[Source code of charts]
◇ ◇ ◇
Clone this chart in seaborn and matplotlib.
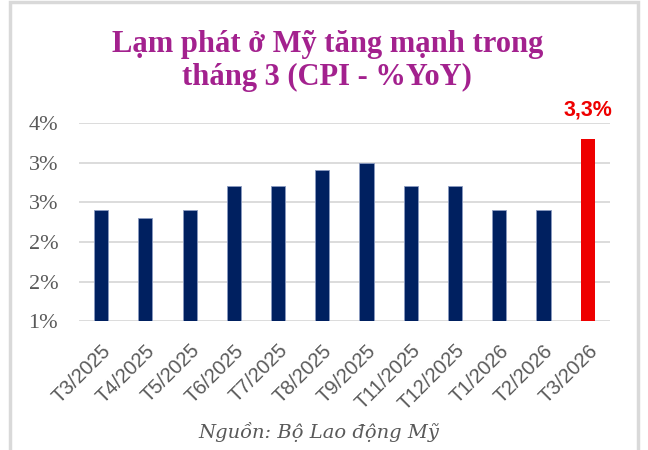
import numpy as np
import matplotlib
matplotlib.use('Agg')
import matplotlib.pyplot as plt
from matplotlib.ticker import FuncFormatter
from matplotlib.patches import Rectangle
import seaborn as sns

# CPI YoY (%) by month
months = ['T3/2025', 'T4/2025', 'T5/2025', 'T6/2025', 'T7/2025', 'T8/2025',
          'T9/2025', 'T11/2025', 'T12/2025', 'T1/2026', 'T2/2026', 'T3/2026']
cpi = [2.4, 2.3, 2.4, 2.7, 2.7, 2.9, 3.0, 2.7, 2.7, 2.4, 2.4, 3.3]
y_ticks = [1.0, 1.5, 2.0, 2.5, 3.0, 3.5]
last_label = '3,3%'

navy = '#002060'
red = '#EE0000'
colors = [navy] * (len(months) - 1) + [red]

sns.set_style('white')

fig = plt.figure(figsize=(6.48, 4.5), dpi=100)
ax = fig.add_axes([0.122, 0.286, 0.819, 0.441])

sns.barplot(x=months, y=cpi, hue=months, palette=colors, legend=False,
            width=0.32, saturation=1, ax=ax, edgecolor='none', zorder=3)
for p, c in zip(ax.patches, colors):
    if c == navy:
        p.set_edgecolor('#8a9ac0')
        p.set_linewidth(0.6)

ax.set_ylim(1.0, 3.5)
ax.set_xlim(-0.5, len(months) - 0.5)
ax.set_yticks(y_ticks)
ax.yaxis.set_major_formatter(FuncFormatter(lambda v, pos: f'{int(np.floor(v + 0.5))}%'))
ax.grid(axis='y', color='#d9d9d9', linewidth=1.3, zorder=0)
ax.grid(axis='x', visible=False)
sns.despine(ax=ax, left=True, bottom=True, top=True, right=True)
ax.tick_params(axis='both', length=0)
ax.tick_params(axis='y', pad=15)

for lab in ax.get_yticklabels():
    lab.set_fontfamily('Liberation Serif')
    lab.set_fontsize(16)
    lab.set_color('#595959')
ax.set_xticks(range(len(months)))
ax.set_xticklabels(months, rotation=45, ha='right', rotation_mode='anchor',
                   fontsize=14.5, color='#595959', fontfamily='Liberation Sans')
ax.tick_params(axis='x', pad=14)
ax.set_xlabel('')
ax.set_ylabel('')

ax.text(len(months) - 1, 3.5 + 0.03, last_label, ha='center', va='bottom',
        color=red, fontsize=15.5, fontweight='bold', fontfamily='Liberation Sans')

fig.text(0.505, 0.864, 'Lạm phát ở Mỹ tăng mạnh trong\ntháng 3 (CPI - %YoY)',
         ha='center', va='center', fontsize=22, fontweight='bold',
         color='#A3218E', fontfamily='Liberation Serif', linespacing=1.2)
fig.text(0.492, 0.04, 'Nguồn: Bộ Lao động Mỹ', ha='center', va='center',
         fontsize=14, style='italic', color='#595959', fontfamily='DejaVu Serif')

fig.patches.append(Rectangle((10 / 648, -0.05), 628 / 648, 1.05 - 2 / 450,
                             transform=fig.transFigure, fill=False,
                             edgecolor='#d9d9d9', linewidth=2.5))

fig.savefig('out.png', dpi=100)
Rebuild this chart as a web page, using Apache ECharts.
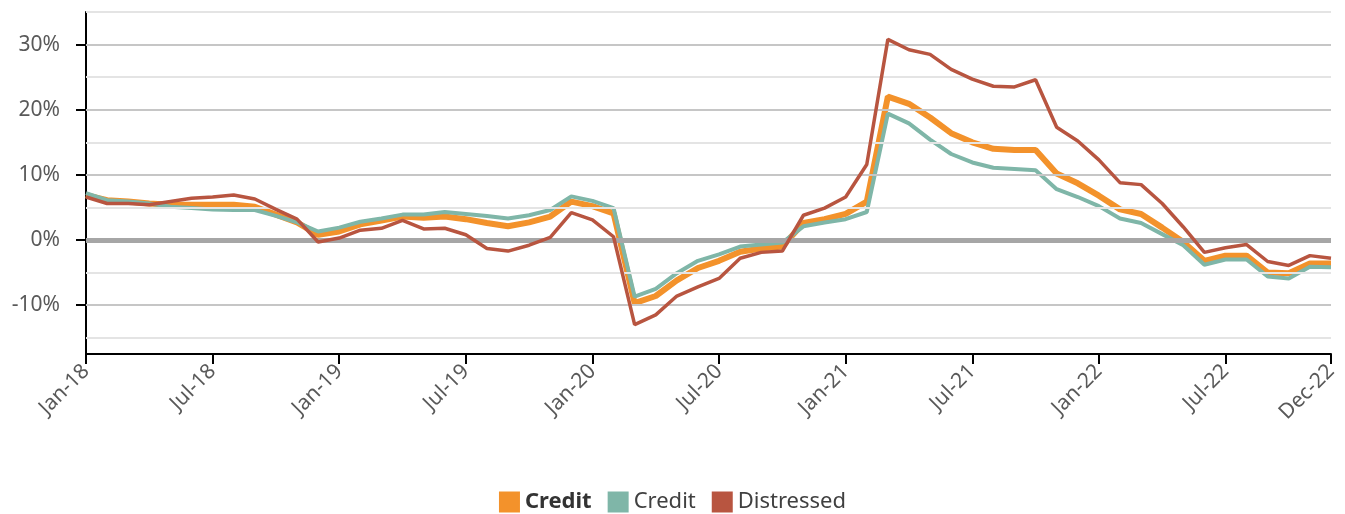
◇ ◇ ◇
[EXERCISE AIM]
Give again, word for word, every line from the top of the data through the line with "ax = fig.add_axes([0.122, 0.286, 0.819, 0.441])", both ends included, and exclude the pictures.

[RESULT]
Clone this chart in seaborn and matplotlib.
import numpy as np
import matplotlib
matplotlib.use('Agg')
import matplotlib.pyplot as plt
from matplotlib.ticker import FuncFormatter
from matplotlib.patches import Rectangle
import seaborn as sns

# CPI YoY (%) by month
months = ['T3/2025', 'T4/2025', 'T5/2025', 'T6/2025', 'T7/2025', 'T8/2025',
          'T9/2025', 'T11/2025', 'T12/2025', 'T1/2026', 'T2/2026', 'T3/2026']
cpi = [2.4, 2.3, 2.4, 2.7, 2.7, 2.9, 3.0, 2.7, 2.7, 2.4, 2.4, 3.3]
y_ticks = [1.0, 1.5, 2.0, 2.5, 3.0, 3.5]
last_label = '3,3%'

navy = '#002060'
red = '#EE0000'
colors = [navy] * (len(months) - 1) + [red]

sns.set_style('white')

fig = plt.figure(figsize=(6.48, 4.5), dpi=100)
ax = fig.add_axes([0.122, 0.286, 0.819, 0.441])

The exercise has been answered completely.